I was a little disappointed in the fact that she didn't really tell "her story"... she mostly told us what God can do for you and what He did for her. I really needed to hear that though. He is awesome and He can bring you through anything. It's kind of odd that she was talking about that and all of the "voices" that we have... and Brother Rick Corum preached on troubles Sunday night and I was studying my Sunday School lesson last night and it relates as well. So I KNOW it was all meant for ME! I like to be in control of everything and I think God... okay no I Know God is telling me that He is in control.
Sherri Burgess:

She talked about how happy they "used" to be... they were sooo happy... why did God have to take that away for a short time? Meredith and I talk often about how happy she and Gregg used to be. They are happy now with Kaidi of course, but it's a different kind of happiness. It's only human nature to miss the "happy" life you once had. Sherri said one day she was really angry with God and was pleading to him for happiness... and she said he told her "I don't want you to be happy... I want you to be Holy". Would I be like that?

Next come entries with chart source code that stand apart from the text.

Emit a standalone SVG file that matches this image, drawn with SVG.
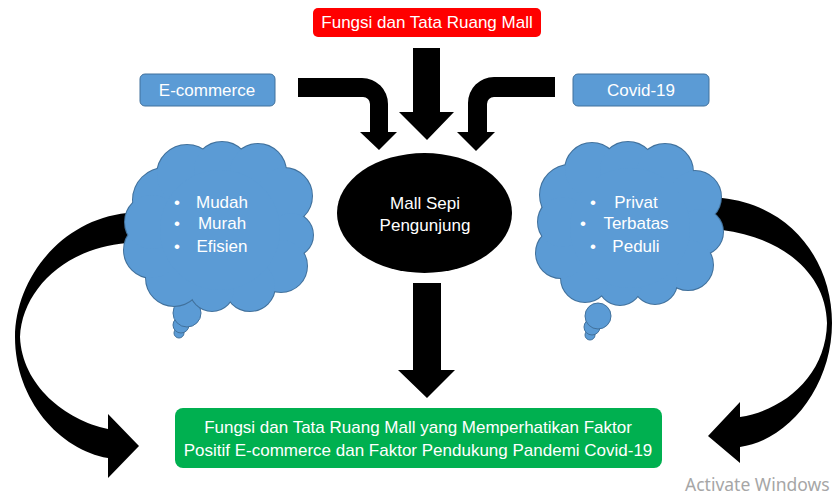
<svg xmlns="http://www.w3.org/2000/svg" width="837" height="496" viewBox="0 0 837 496">
  <style>
    .lbl { font-family: "Liberation Sans", Arial, sans-serif; fill: #ffffff; text-anchor: middle; font-size: 17px; }
    .box-blue { fill: #5B9BD5; stroke: #41719C; stroke-width: 1; }
    .cloud-edge circle { fill: #5B9BD5; stroke: #41719C; stroke-width: 2; }
    .cloud-fill circle { fill: #5B9BD5; stroke: none; }
    .bubble { fill: #5B9BD5; stroke: #41719C; stroke-width: 1; }
    .arrow { fill: #000000; }
  </style>
  <rect width="837" height="496" fill="#ffffff"/>

  <!-- connectors -->
  <g id="connectors" class="arrow">
    <!-- top centre: function & layout into the ellipse -->
    <path d="M413,48 H440 V112 H454 L427,140 L399,112 H413 Z"/>
    <!-- bent arrow from E-commerce -->
    <path d="M298,78 H362 A26,26 0 0 1 388,104 V132 H397 L379,150 L360,132 H370 V104 A7,7 0 0 0 363,97 H298 Z"/>
    <!-- bent arrow from Covid-19 -->
    <path d="M555,77 H494 A26,26 0 0 0 468,103 V132 H457 L476,151 L495,132 H487 V104 A7,7 0 0 1 494,97 H555 Z"/>
    <!-- ellipse down to result -->
    <path d="M413,283 H441 V370 H455 L427,398 L398,370 H413 Z"/>
    <!-- left curved arrow from cloud to result -->
    <path d="M150,213 H127 C60,220 15,280 15,337 C15,400 60,450 108,458 L108,478 L139,446 L108,414 L108,429 C65,420 22,385 20,337 C22,290 65,248 127,243 H150 Z"/>
    <!-- right curved arrow from cloud to result -->
    <path d="M700,198 H722 C790,205 832,260 832,323 C832,385 790,440 740,447 L740,463 L708,436 L740,402 L740,417 C785,410 826,375 827,323 C826,275 785,238 722,230 H700 Z"/>
  </g>

  <!-- top title box -->
  <g id="node-fungsi">
    <rect x="313" y="8" width="228" height="29" rx="5" fill="#FF0000"/>
    <text class="lbl" x="427" y="28">Fungsi dan Tata Ruang Mall</text>
  </g>

  <g id="node-ecommerce">
    <rect class="box-blue" x="140" y="74" width="135" height="32" rx="5"/>
    <text class="lbl" x="207" y="96">E-commerce</text>
  </g>

  <g id="node-covid">
    <rect class="box-blue" x="573" y="74" width="136" height="32" rx="5"/>
    <text class="lbl" x="641" y="96">Covid-19</text>
  </g>

  <g id="node-mall-sepi">
    <ellipse cx="424.5" cy="213" rx="87.5" ry="60" fill="#000000"/>
    <text class="lbl" x="425" y="209" font-size="16.5">Mall Sepi</text>
    <text class="lbl" x="425" y="231" font-size="16.5">Pengunjung</text>
  </g>

  <!-- left thought cloud -->
  <g id="node-cloud-ecommerce">
    <circle class="bubble" cx="179" cy="333" r="5"/>
    <circle class="bubble" cx="181" cy="325" r="8"/>
    <circle class="bubble" cx="187" cy="313" r="14"/>
    <g class="cloud-edge">
      <circle cx="165" cy="200" r="32"/>
      <circle cx="187" cy="175" r="30"/>
      <circle cx="222" cy="170" r="28"/>
      <circle cx="258" cy="172" r="28"/>
      <circle cx="284" cy="196" r="28"/>
      <circle cx="291" cy="235" r="22"/>
      <circle cx="281" cy="266" r="26"/>
      <circle cx="250" cy="286" r="25"/>
      <circle cx="212" cy="289" r="22"/>
      <circle cx="174" cy="278" r="28"/>
      <circle cx="152" cy="250" r="28"/>
      <circle cx="152" cy="222" r="27"/>
      <circle cx="220" cy="230" r="60"/>
    </g>
    <g class="cloud-fill">
      <circle cx="165" cy="200" r="32"/>
      <circle cx="187" cy="175" r="30"/>
      <circle cx="222" cy="170" r="28"/>
      <circle cx="258" cy="172" r="28"/>
      <circle cx="284" cy="196" r="28"/>
      <circle cx="291" cy="235" r="22"/>
      <circle cx="281" cy="266" r="26"/>
      <circle cx="250" cy="286" r="25"/>
      <circle cx="212" cy="289" r="22"/>
      <circle cx="174" cy="278" r="28"/>
      <circle cx="152" cy="250" r="28"/>
      <circle cx="152" cy="222" r="27"/>
      <circle cx="220" cy="230" r="60"/>
    </g>
    <text class="lbl" x="177" y="208">•</text>
    <text class="lbl" x="177" y="229">•</text>
    <text class="lbl" x="177" y="252">•</text>
    <text class="lbl" x="222" y="208">Mudah</text>
    <text class="lbl" x="222" y="229">Murah</text>
    <text class="lbl" x="222" y="252">Efisien</text>
  </g>

  <!-- right thought cloud -->
  <g id="node-cloud-covid">
    <circle class="bubble" cx="590" cy="335" r="5"/>
    <circle class="bubble" cx="592" cy="327" r="8"/>
    <circle class="bubble" cx="598" cy="316" r="13"/>
    <g class="cloud-edge">
      <circle cx="570" cy="195" r="30"/>
      <circle cx="592" cy="170" r="27"/>
      <circle cx="628" cy="170" r="28"/>
      <circle cx="665" cy="172" r="28"/>
      <circle cx="695" cy="197" r="26"/>
      <circle cx="700" cy="232" r="23"/>
      <circle cx="688" cy="265" r="25"/>
      <circle cx="655" cy="282" r="22"/>
      <circle cx="620" cy="283" r="22"/>
      <circle cx="585" cy="278" r="24"/>
      <circle cx="561" cy="253" r="25"/>
      <circle cx="563" cy="222" r="25"/>
      <circle cx="630" cy="228" r="60"/>
    </g>
    <g class="cloud-fill">
      <circle cx="570" cy="195" r="30"/>
      <circle cx="592" cy="170" r="27"/>
      <circle cx="628" cy="170" r="28"/>
      <circle cx="665" cy="172" r="28"/>
      <circle cx="695" cy="197" r="26"/>
      <circle cx="700" cy="232" r="23"/>
      <circle cx="688" cy="265" r="25"/>
      <circle cx="655" cy="282" r="22"/>
      <circle cx="620" cy="283" r="22"/>
      <circle cx="585" cy="278" r="24"/>
      <circle cx="561" cy="253" r="25"/>
      <circle cx="563" cy="222" r="25"/>
      <circle cx="630" cy="228" r="60"/>
    </g>
    <text class="lbl" x="593" y="208">•</text>
    <text class="lbl" x="583" y="229">•</text>
    <text class="lbl" x="593" y="252">•</text>
    <text class="lbl" x="636" y="208">Privat</text>
    <text class="lbl" x="636" y="229">Terbatas</text>
    <text class="lbl" x="636" y="252">Peduli</text>
  </g>

  <!-- result box -->
  <g id="node-hasil">
    <rect x="175" y="408" width="487" height="60" rx="8" fill="#00B050"/>
    <text class="lbl" x="418" y="433">Fungsi dan Tata Ruang Mall yang Memperhatikan Faktor</text>
    <text class="lbl" x="418" y="456">Positif E-commerce dan Faktor Pendukung Pandemi Covid-19</text>
  </g>

  <text x="685" y="491" font-family="'Noto Sans', 'Open Sans', sans-serif" font-size="17.5" fill="#A6A6A6">Activate Windows</text>
</svg>
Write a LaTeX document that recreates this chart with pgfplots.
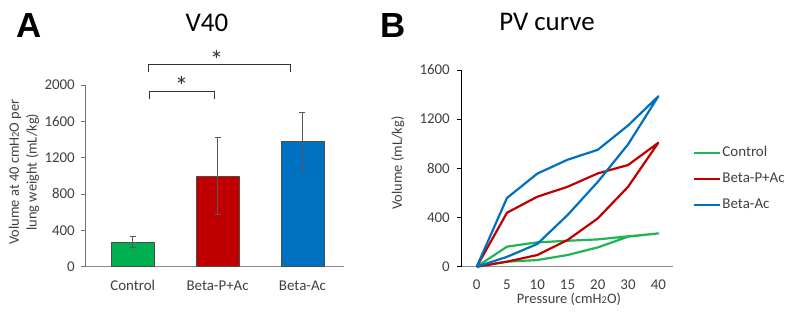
\documentclass[border=0pt]{standalone}
\usepackage{pgfplots}
\pgfplotsset{compat=1.18}
\usepackage{fontspec}
\setmainfont{Carlito}
\newfontfamily\arialb{Liberation Sans}
\definecolor{cgreen}{HTML}{00B050}
\definecolor{cred}{HTML}{C00000}
\definecolor{cblue}{HTML}{0070C0}
\definecolor{lgreen}{HTML}{1EB553}
\definecolor{txt}{HTML}{404040}
\begin{document}
\begin{tikzpicture}[x=1bp,y=1bp]
\path[use as bounding box] (0,0) rectangle (790,320);
\node[font=\arialb\bfseries\fontsize{35}{35}\selectfont, anchor=base, inner sep=0pt] at (29,283) {A};
\node[font=\arialb\bfseries\fontsize{35}{35}\selectfont, anchor=base, inner sep=0pt] at (393,283) {B};
\node[font=\fontsize{27}{27}\selectfont, anchor=base, inner sep=0pt] at (207,289) {V40};
\node[font=\fontsize{27}{27}\selectfont, anchor=base, inner sep=0pt] at (547,290) {PV curve};

% Panel A
\begin{axis}[
  at={(85bp,53.5bp)}, anchor=south west, scale only axis,
  width=259bp, height=181.5bp,
  xmin=-0.562, xmax=2.489, ymin=0, ymax=2000,
  ytick={0,400,...,2000},
  xtick={0,1,2}, xticklabels={Control,Beta-P+Ac,Beta-Ac},
  axis x line*=bottom, axis y line*=left,
  x axis line style={-, draw=black!45, line width=0.8bp},
  y axis line style={-, draw=black!55, line width=0.8bp},
  xtick style={draw=none},
  ytick style={draw=black!55, line width=0.8bp},
  tick align=outside, major tick length=4bp,
  tick label style={font=\fontsize{15}{15}\selectfont, text=txt},
  /pgf/number format/assume math mode=true,
  /pgf/number format/1000 sep={},
  yticklabel style={inner sep=0pt, anchor=east, xshift=-6bp},
  xticklabel style={inner sep=0pt, anchor=base, yshift=-19.5bp},
  ylabel={Volume at 40 cmH{\fontsize{10.5}{10.5}\selectfont 2}O per\\lung weight (mL/kg)},
  every axis y label/.style={at={(axis description cs:-0.2355,0.52)}, rotate=90, anchor=center, align=center, inner sep=0pt, font=\fontsize{14.5}{18}\selectfont, text=txt},
  clip=false,
]
\addplot[ybar, bar shift=0pt, bar width=43bp, fill=cgreen, draw=black!70, line width=0.7bp,
  error bars/.cd, y dir=both, y explicit,
  error bar style={black!65, line width=0.8bp},
  error mark options={rotate=90, mark size=3bp, black!65, line width=0.8bp}]
  coordinates {(0,270) +- (0,60)};
\addplot[ybar, bar shift=0pt, bar width=43bp, fill=cred, draw=black!70, line width=0.7bp,
  error bars/.cd, y dir=both, y explicit,
  error bar style={black!65, line width=0.8bp},
  error mark options={rotate=90, mark size=3bp, black!65, line width=0.8bp}]
  coordinates {(1,997) +- (0,425)};
\addplot[ybar, bar shift=0pt, bar width=43bp, fill=cblue, draw=black!70, line width=0.7bp,
  error bars/.cd, y dir=both, y explicit,
  error bar style={black!65, line width=0.8bp},
  error mark options={rotate=90, mark size=3bp, black!65, line width=0.8bp}]
  coordinates {(2,1375) +- (0,318)};
\draw[black!80, line width=0.8bp] (axis cs:0.192,1849) |- (axis cs:0.961,1934) -- (axis cs:0.961,1849);
\draw[black!80, line width=0.8bp] (axis cs:0.184,2140) |- (axis cs:1.853,2231) -- (axis cs:1.853,2140);
\node[font=\fontsize{27}{27}\selectfont, text=black!80, inner sep=0pt] at (axis cs:0.577,1985) {*};
\node[font=\fontsize{27}{27}\selectfont, text=black!80, inner sep=0pt] at (axis cs:0.989,2275) {*};
\end{axis}

% Panel B
\begin{axis}[
  at={(461bp,53.3bp)}, anchor=south west, scale only axis,
  width=211.7bp, height=196.7bp,
  xmin=-0.519, xmax=6.475, ymin=0, ymax=1600,
  ytick={0,400,...,1600},
  xtick={0,...,6}, xticklabels={0,5,10,15,20,30,40},
  axis x line*=bottom, axis y line*=left,
  x axis line style={-, draw=black!45, line width=0.8bp},
  y axis line style={-, draw=black, line width=0.8bp},
  xtick style={draw=none},
  ytick style={draw=black, line width=0.8bp},
  tick align=outside, major tick length=4bp,
  tick label style={font=\fontsize{15}{15}\selectfont, text=txt},
  /pgf/number format/assume math mode=true,
  /pgf/number format/1000 sep={},
  yticklabel style={inner sep=0pt, anchor=east, xshift=-7bp},
  xticklabel style={inner sep=0pt, anchor=base, yshift=-19bp},
  xlabel={Pressure (cmH{\fontsize{10.5}{10.5}\selectfont 2}O)},
  every axis x label/.style={at={(axis description cs:0.51,-0.185)}, anchor=base, inner sep=0pt, font=\fontsize{14.5}{15}\selectfont, text=txt},
  ylabel={Volume (mL/kg)},
  every axis y label/.style={at={(axis description cs:-0.299,0.527)}, rotate=90, anchor=center, inner sep=0pt, font=\fontsize{14.5}{15}\selectfont, text=txt},
  legend style={at={(1.082,0.446)}, anchor=west, draw=none, fill=none,
    font=\fontsize{15}{15}\selectfont, text=txt,
    nodes={inner sep=1bp, text height=10.5bp, text depth=3bp}, row sep=10.5bp},
  legend cell align=left,
  legend image code/.code={\draw[#1] (0bp,0bp) -- (26bp,0bp);},
  clip=false,
]
\addplot[lgreen, line width=2.2bp, line join=round] coordinates {
 (0,0) (1,41) (2,54) (3,95) (4,157) (5,244) (6,271)
 (5,247) (4,222) (3,211) (2,198) (1,163) (0,0)};
\addlegendentry{Control}
\addplot[cred, line width=2.2bp, line join=round] coordinates {
 (0,0) (1,41) (2,95) (3,217) (4,393) (5,650) (6,1008)
 (5,827) (4,759) (3,650) (2,569) (1,439) (0,0)};
\addlegendentry{Beta-P+Ac}
\addplot[cblue, line width=2.2bp, line join=round] coordinates {
 (0,0) (1,80) (2,185) (3,420) (4,690) (5,995) (6,1386)
 (5,1149) (4,951) (3,870) (2,757) (1,559) (0,0)};
\addlegendentry{Beta-Ac}
\end{axis}
\end{tikzpicture}
\end{document}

I remember when Jay Barlette from Kinston passed away... February was 4 years ago because I was pregnant with Heidi.... and his mom would say that everything would be OK.... God lent her Jay to take care of on Earth. Would I be like that?? My faith was really tested.
At the end she asked us all to go down to the alter... and just pray... pray pray pray. I did! I prayed that I would be faithful in whatever situation God put me in. I only want to honor him.... it's just my Earthly mind is selfish and I want what is mine all the time. I want my children forever! I don't want them taken from me.
So I guess I said all of this to say that although I was disappointed that I didn't get to hear her story.... I heard the Bigger Story... the story I was supposed to hear :)!